Collected material:
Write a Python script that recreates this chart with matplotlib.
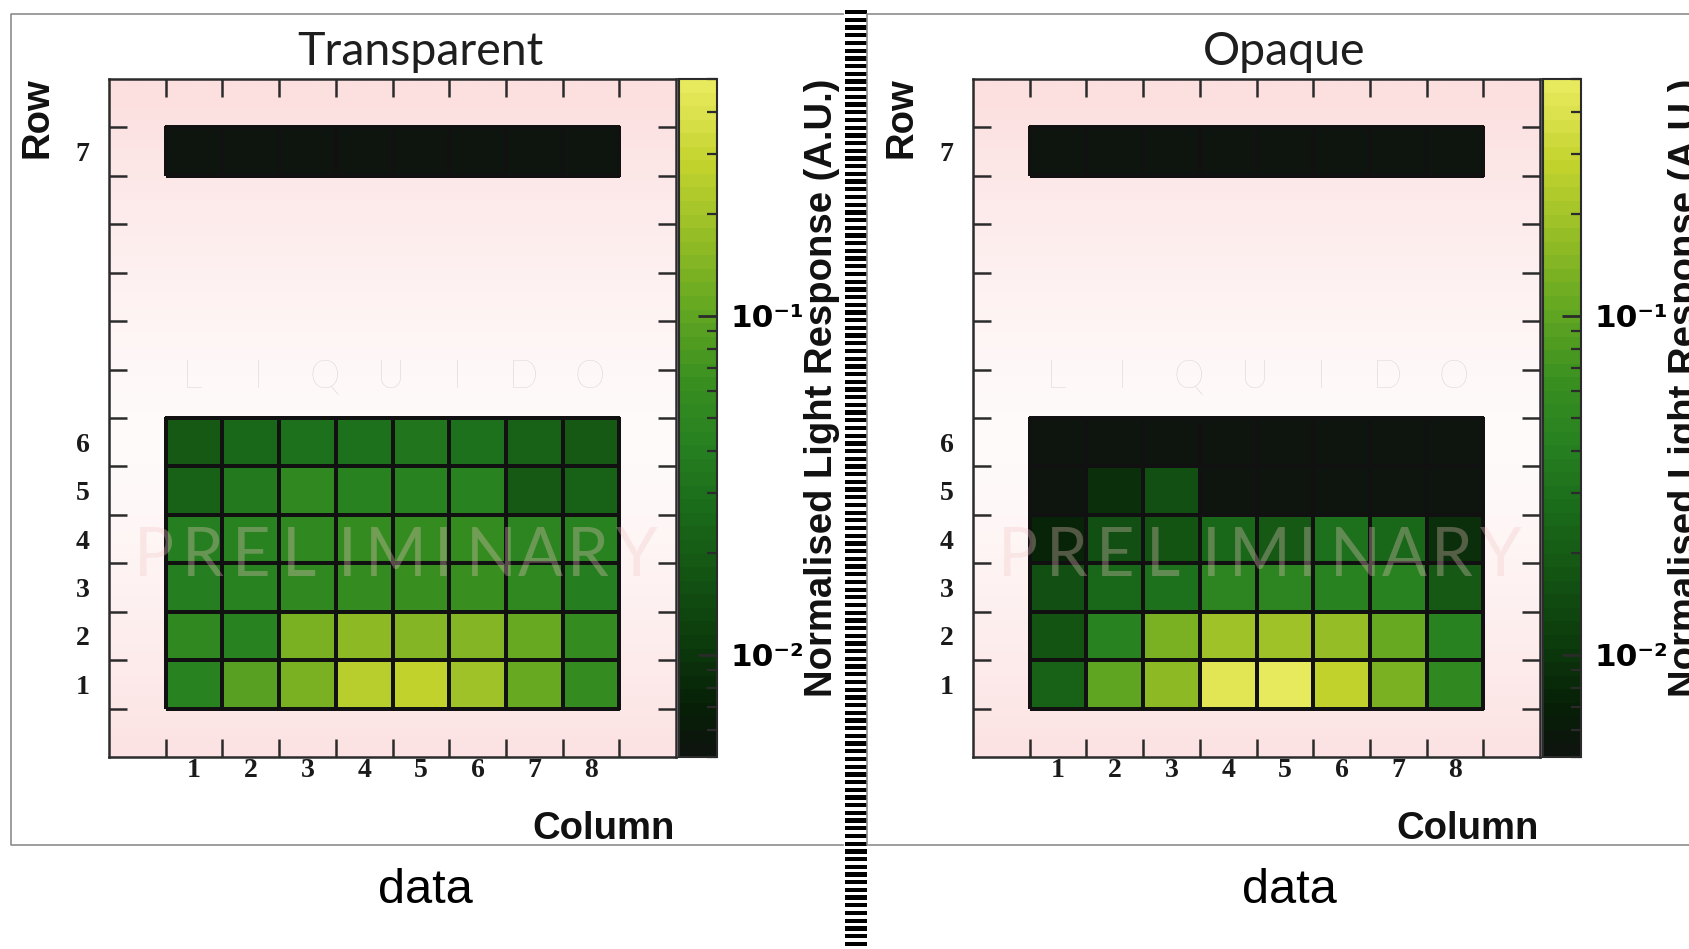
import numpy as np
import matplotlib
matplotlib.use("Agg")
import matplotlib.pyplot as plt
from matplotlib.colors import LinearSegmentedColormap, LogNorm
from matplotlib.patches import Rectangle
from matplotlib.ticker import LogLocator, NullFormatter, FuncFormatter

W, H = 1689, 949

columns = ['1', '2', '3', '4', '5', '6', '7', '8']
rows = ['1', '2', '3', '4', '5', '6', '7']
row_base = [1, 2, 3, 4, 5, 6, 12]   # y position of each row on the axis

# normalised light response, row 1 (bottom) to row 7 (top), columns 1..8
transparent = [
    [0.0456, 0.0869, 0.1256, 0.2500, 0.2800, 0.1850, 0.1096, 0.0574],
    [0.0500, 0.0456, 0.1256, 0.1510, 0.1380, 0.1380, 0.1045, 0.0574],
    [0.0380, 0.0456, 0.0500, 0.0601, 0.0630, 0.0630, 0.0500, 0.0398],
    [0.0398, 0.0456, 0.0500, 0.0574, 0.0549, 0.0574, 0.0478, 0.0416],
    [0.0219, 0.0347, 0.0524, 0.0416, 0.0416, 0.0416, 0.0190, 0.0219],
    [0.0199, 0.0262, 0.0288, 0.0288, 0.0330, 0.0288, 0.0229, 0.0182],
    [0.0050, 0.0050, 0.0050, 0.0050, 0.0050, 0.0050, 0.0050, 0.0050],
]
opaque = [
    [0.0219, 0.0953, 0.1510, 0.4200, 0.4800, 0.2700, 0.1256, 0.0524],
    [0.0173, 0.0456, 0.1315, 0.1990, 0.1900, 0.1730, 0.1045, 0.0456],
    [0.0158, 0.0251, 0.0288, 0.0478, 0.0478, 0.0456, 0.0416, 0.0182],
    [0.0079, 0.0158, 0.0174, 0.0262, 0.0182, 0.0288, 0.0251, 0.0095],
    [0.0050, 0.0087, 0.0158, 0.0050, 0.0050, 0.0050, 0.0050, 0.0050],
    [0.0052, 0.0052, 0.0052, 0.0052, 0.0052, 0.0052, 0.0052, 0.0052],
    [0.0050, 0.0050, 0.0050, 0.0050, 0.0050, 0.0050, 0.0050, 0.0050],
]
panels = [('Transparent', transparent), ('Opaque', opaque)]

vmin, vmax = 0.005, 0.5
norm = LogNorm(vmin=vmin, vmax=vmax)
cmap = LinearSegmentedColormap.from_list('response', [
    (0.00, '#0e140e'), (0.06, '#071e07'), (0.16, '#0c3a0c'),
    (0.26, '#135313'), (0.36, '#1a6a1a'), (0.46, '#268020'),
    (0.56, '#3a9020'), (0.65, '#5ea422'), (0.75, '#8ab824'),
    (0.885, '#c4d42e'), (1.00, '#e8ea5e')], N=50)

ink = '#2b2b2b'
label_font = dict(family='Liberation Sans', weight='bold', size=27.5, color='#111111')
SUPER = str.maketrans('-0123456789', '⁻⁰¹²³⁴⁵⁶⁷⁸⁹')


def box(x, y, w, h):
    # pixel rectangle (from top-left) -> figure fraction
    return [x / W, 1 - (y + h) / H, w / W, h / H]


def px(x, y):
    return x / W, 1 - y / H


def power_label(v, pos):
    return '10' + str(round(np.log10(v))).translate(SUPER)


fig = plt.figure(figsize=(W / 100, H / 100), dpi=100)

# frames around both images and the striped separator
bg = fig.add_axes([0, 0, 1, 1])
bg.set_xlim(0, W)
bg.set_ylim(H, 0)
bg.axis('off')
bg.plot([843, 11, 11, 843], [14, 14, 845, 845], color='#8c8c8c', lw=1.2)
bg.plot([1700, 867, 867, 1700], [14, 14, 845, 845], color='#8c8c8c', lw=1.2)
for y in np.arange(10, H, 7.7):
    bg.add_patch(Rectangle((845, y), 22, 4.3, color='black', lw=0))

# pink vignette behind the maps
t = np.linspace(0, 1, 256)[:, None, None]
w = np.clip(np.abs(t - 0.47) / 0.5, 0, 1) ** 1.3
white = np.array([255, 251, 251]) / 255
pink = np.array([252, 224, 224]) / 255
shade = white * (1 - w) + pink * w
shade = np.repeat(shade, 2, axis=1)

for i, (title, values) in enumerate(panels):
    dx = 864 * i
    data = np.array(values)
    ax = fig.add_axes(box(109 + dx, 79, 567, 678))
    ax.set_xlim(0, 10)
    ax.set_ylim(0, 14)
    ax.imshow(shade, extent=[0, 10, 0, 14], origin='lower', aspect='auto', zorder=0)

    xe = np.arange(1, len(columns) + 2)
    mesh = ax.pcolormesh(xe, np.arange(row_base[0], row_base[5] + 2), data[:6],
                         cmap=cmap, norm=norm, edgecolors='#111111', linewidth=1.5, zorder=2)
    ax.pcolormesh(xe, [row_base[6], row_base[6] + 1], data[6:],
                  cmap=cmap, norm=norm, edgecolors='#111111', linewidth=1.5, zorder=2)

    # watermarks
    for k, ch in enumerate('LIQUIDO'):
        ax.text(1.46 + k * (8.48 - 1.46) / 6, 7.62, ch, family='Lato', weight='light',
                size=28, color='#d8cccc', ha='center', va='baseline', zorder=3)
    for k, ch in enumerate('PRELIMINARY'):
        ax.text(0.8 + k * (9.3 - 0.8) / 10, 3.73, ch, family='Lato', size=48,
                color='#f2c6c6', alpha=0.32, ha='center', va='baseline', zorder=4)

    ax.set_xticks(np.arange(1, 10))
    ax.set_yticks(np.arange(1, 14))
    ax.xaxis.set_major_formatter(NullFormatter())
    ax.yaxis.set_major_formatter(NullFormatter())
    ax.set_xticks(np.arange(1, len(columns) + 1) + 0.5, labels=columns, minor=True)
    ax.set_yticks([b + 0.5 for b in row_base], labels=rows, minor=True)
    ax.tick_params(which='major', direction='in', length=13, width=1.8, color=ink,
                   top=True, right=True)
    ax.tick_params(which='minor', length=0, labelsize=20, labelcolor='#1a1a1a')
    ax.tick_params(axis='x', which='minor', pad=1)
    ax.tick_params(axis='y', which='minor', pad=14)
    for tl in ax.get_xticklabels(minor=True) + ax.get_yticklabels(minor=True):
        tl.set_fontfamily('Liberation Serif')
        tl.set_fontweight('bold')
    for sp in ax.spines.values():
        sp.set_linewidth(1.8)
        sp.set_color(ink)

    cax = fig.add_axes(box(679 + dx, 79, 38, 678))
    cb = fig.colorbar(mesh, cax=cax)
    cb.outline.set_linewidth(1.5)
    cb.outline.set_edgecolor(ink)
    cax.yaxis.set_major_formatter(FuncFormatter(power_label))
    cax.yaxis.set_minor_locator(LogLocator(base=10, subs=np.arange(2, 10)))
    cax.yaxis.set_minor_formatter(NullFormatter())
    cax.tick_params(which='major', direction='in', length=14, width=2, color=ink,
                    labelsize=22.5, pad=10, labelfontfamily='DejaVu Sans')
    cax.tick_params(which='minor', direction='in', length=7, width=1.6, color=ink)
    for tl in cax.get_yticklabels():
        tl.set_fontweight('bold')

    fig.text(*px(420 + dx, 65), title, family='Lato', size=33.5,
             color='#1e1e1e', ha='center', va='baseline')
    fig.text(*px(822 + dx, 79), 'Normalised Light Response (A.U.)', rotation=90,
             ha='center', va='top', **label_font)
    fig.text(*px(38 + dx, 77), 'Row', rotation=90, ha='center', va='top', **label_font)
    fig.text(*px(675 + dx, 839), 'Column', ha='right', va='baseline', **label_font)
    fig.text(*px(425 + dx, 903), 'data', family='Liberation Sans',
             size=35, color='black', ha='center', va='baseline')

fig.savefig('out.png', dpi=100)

Short problem: Leave the pictures out and reproduce exactly the lines from the top of the listing above through the line with "SUPER = str.maketrans('-0123456789', '⁻⁰¹²³⁴⁵⁶⁷⁸⁹')".

Written answer:
Write a Python script that recreates this chart with matplotlib.
import numpy as np
import matplotlib
matplotlib.use("Agg")
import matplotlib.pyplot as plt
from matplotlib.colors import LinearSegmentedColormap, LogNorm
from matplotlib.patches import Rectangle
from matplotlib.ticker import LogLocator, NullFormatter, FuncFormatter

W, H = 1689, 949

columns = ['1', '2', '3', '4', '5', '6', '7', '8']
rows = ['1', '2', '3', '4', '5', '6', '7']
row_base = [1, 2, 3, 4, 5, 6, 12]   # y position of each row on the axis

# normalised light response, row 1 (bottom) to row 7 (top), columns 1..8
transparent = [
    [0.0456, 0.0869, 0.1256, 0.2500, 0.2800, 0.1850, 0.1096, 0.0574],
    [0.0500, 0.0456, 0.1256, 0.1510, 0.1380, 0.1380, 0.1045, 0.0574],
    [0.0380, 0.0456, 0.0500, 0.0601, 0.0630, 0.0630, 0.0500, 0.0398],
    [0.0398, 0.0456, 0.0500, 0.0574, 0.0549, 0.0574, 0.0478, 0.0416],
    [0.0219, 0.0347, 0.0524, 0.0416, 0.0416, 0.0416, 0.0190, 0.0219],
    [0.0199, 0.0262, 0.0288, 0.0288, 0.0330, 0.0288, 0.0229, 0.0182],
    [0.0050, 0.0050, 0.0050, 0.0050, 0.0050, 0.0050, 0.0050, 0.0050],
]
opaque = [
    [0.0219, 0.0953, 0.1510, 0.4200, 0.4800, 0.2700, 0.1256, 0.0524],
    [0.0173, 0.0456, 0.1315, 0.1990, 0.1900, 0.1730, 0.1045, 0.0456],
    [0.0158, 0.0251, 0.0288, 0.0478, 0.0478, 0.0456, 0.0416, 0.0182],
    [0.0079, 0.0158, 0.0174, 0.0262, 0.0182, 0.0288, 0.0251, 0.0095],
    [0.0050, 0.0087, 0.0158, 0.0050, 0.0050, 0.0050, 0.0050, 0.0050],
    [0.0052, 0.0052, 0.0052, 0.0052, 0.0052, 0.0052, 0.0052, 0.0052],
    [0.0050, 0.0050, 0.0050, 0.0050, 0.0050, 0.0050, 0.0050, 0.0050],
]
panels = [('Transparent', transparent), ('Opaque', opaque)]

vmin, vmax = 0.005, 0.5
norm = LogNorm(vmin=vmin, vmax=vmax)
cmap = LinearSegmentedColormap.from_list('response', [
    (0.00, '#0e140e'), (0.06, '#071e07'), (0.16, '#0c3a0c'),
    (0.26, '#135313'), (0.36, '#1a6a1a'), (0.46, '#268020'),
    (0.56, '#3a9020'), (0.65, '#5ea422'), (0.75, '#8ab824'),
    (0.885, '#c4d42e'), (1.00, '#e8ea5e')], N=50)

ink = '#2b2b2b'
label_font = dict(family='Liberation Sans', weight='bold', size=27.5, color='#111111')
SUPER = str.maketrans('-0123456789', '⁻⁰¹²³⁴⁵⁶⁷⁸⁹')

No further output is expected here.